On the map above, we have marked possible locations in the district of Wola that we consider great locations for opening an ice cream shop. All 3 are at the are at street intersections and are either closer to the city center or in a residential area, with no other ice cream shops nearby.

For further analysis, we suggest to take into account other variables while creating the choropleth, such as average income level in the district. 

## Conclusion <a name="conclusion"></a>

The purpose of this project was to identify posiible locations to open a new ice cream shop in the city of Warsaw. By gathering enough geospatial data from Foursquare and GUS, we have managed to create choropleth and KDE (Kernel Density Estimation) heatmaps that have facilitated our analysis. Lastly, we have made specific recomendations by marking posiible locations in the district of Wola.

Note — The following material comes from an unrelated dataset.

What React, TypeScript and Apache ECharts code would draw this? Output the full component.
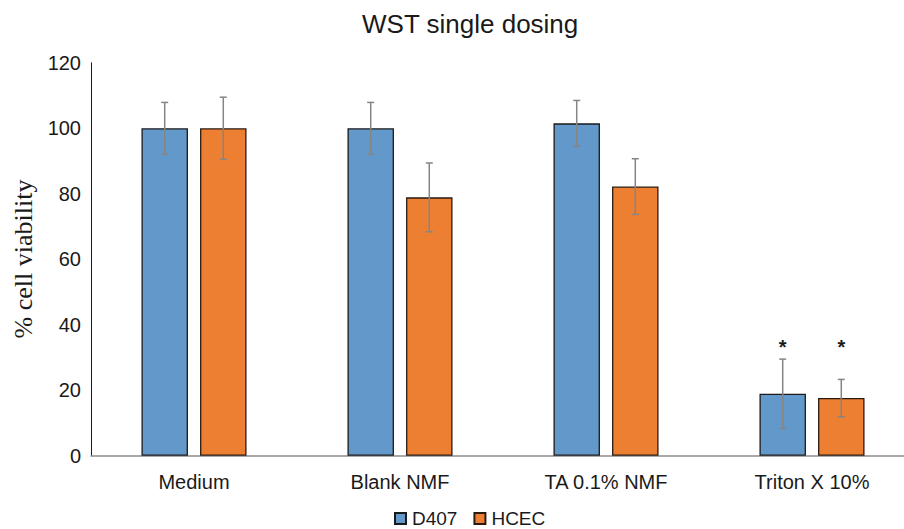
import React, { useEffect, useRef } from "react";
import * as echarts from "echarts";

const categories = ["Medium", "Blank NMF", "TA 0.1% NMF", "Triton X 10%"];
const seriesNames = ["D407", "HCEC"];
const d407 = [100, 100, 101.5, 18.9];
const d407Err = [7.9, 7.9, 7.0, 10.6];
const hcec = [100, 78.9, 82.2, 17.6];
const hcecErr = [9.5, 10.5, 8.5, 5.7];
const d407Sig = ["", "", "", "*"];
const hcecSig = ["", "", "", "*"];
const starLevel = 33.3;
const yTicks = { min: 0, max: 120, interval: 20 };

const BLUE = "#6398CA";
const ORANGE = "#ED7F32";
const CAT_GAP = 0.49;
const BAR_GAP = 0.26;

function errSeries(name: string, values: number[], errs: number[], sig: string[], side: number) {
  return {
    type: "custom",
    name: name + " error",
    z: 4,
    silent: true,
    encode: { x: 0, y: 1 },
    data: values.map((v, i) => [i, v, errs[i]]),
    renderItem: (params: any, api: any) => {
      const idx = api.value(0);
      const v = api.value(1);
      const e = api.value(2);
      const s = sig[idx];
      const band = api.size([1, 0])[0];
      const bw = (band * (1 - CAT_GAP)) / (2 + BAR_GAP);
      const off = (side * (bw + bw * BAR_GAP)) / 2;
      const top = api.coord([idx, v + e]);
      const bot = api.coord([idx, v - e]);
      const x = top[0] + off;
      const st = { stroke: "#858585", lineWidth: 1.5 };
      const children: any[] = [
        { type: "line", shape: { x1: x, y1: top[1], x2: x, y2: bot[1] }, style: st },
        { type: "line", shape: { x1: x - 3.5, y1: top[1], x2: x + 3.5, y2: top[1] }, style: st },
        { type: "line", shape: { x1: x - 3.5, y1: bot[1], x2: x + 3.5, y2: bot[1] }, style: st },
      ];
      if (s) {
        const sp = api.coord([idx, starLevel]);
        children.push({
          type: "text",
          x: x,
          y: sp[1],
          style: {
            text: s,
            fill: "#1a1a1a",
            font: "bold 20px 'Liberation Sans', Arial, sans-serif",
            textAlign: "center",
            textVerticalAlign: "middle",
          },
        });
      }
      return { type: "group", children };
    },
  };
}

export default function App() {
  const ref = useRef<HTMLDivElement>(null);
  useEffect(() => {
    if (!ref.current) return;
    const chart = echarts.init(ref.current, undefined, { renderer: "svg" });
    const font = "'Liberation Sans', Arial, Helvetica, sans-serif";
    chart.setOption({
      animation: false,
      backgroundColor: "#ffffff",
      title: {
        text: "WST single dosing",
        left: 362,
        top: 11,
        padding: 0,
        textStyle: { fontSize: 26, fontWeight: "normal", color: "#1a1a1a", fontFamily: font },
      },
      legend: {
        data: seriesNames,
        left: 394,
        top: 509,
        padding: 0,
        icon: "rect",
        itemWidth: 11,
        itemHeight: 11,
        itemGap: 16,
        textStyle: { fontSize: 19, color: "#1a1a1a", fontFamily: font, padding: [0, 0, 0, 1] },
      },
      graphic: [
        {
          type: "text",
          x: 23,
          y: 259,
          rotation: Math.PI / 2,
          style: {
            text: "% cell viability",
            fill: "#1a1a1a",
            font: "26px 'Liberation Serif', 'Times New Roman', serif",
            textAlign: "center",
            textVerticalAlign: "middle",
          },
        },
      ],
      grid: {
        left: 91,
        right: -11,
        top: 62.8,
        bottom: 73.3,
        containLabel: false,
        outerBoundsMode: "none",
      },
      xAxis: {
        type: "category",
        data: categories,
        axisLine: { show: true, lineStyle: { color: "#8c8c8c", width: 1.5 } },
        axisTick: { show: false },
        axisLabel: { fontSize: 20, color: "#1a1a1a", fontFamily: font, margin: 16, interval: 0 },
        splitLine: { show: false },
      },
      yAxis: {
        type: "value",
        min: yTicks.min,
        max: yTicks.max,
        interval: yTicks.interval,
        axisLine: { show: true, lineStyle: { color: "#1a1a1a", width: 1 } },
        axisTick: { show: false },
        axisLabel: { fontSize: 20, color: "#1a1a1a", fontFamily: font, margin: 10 },
        splitLine: { show: false },
      },
      series: [
        {
          type: "bar",
          name: seriesNames[0],
          data: d407,
          barGap: BAR_GAP * 100 + "%",
          barCategoryGap: CAT_GAP * 100 + "%",
          itemStyle: { color: BLUE, borderColor: "#1a1a1a", borderWidth: 1.3 },
        },
        {
          type: "bar",
          name: seriesNames[1],
          data: hcec,
          barGap: BAR_GAP * 100 + "%",
          barCategoryGap: CAT_GAP * 100 + "%",
          itemStyle: { color: ORANGE, borderColor: "#2a1a10", borderWidth: 1.3 },
        },
        errSeries(seriesNames[0], d407, d407Err, d407Sig, -1),
        errSeries(seriesNames[1], hcec, hcecErr, hcecSig, 1),
      ],
    });
    return () => chart.dispose();
  }, []);
  return (
    <div
      ref={ref}
      style={{ position: "fixed", left: 0, top: 0, width: 904, height: 529, background: "#fff" }}
    />
  );
}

The final decision regarding the optimal ice cream shop location will be made by stakeholders based on specific characteristics of neighborhoods and locations in every recommended zone, taking into consideration additional factors like attractiveness of each location (proximity to park or water), levels of noise / proximity to major roads, real estate availability, prices, social and economic dynamics of every neighborhood etc.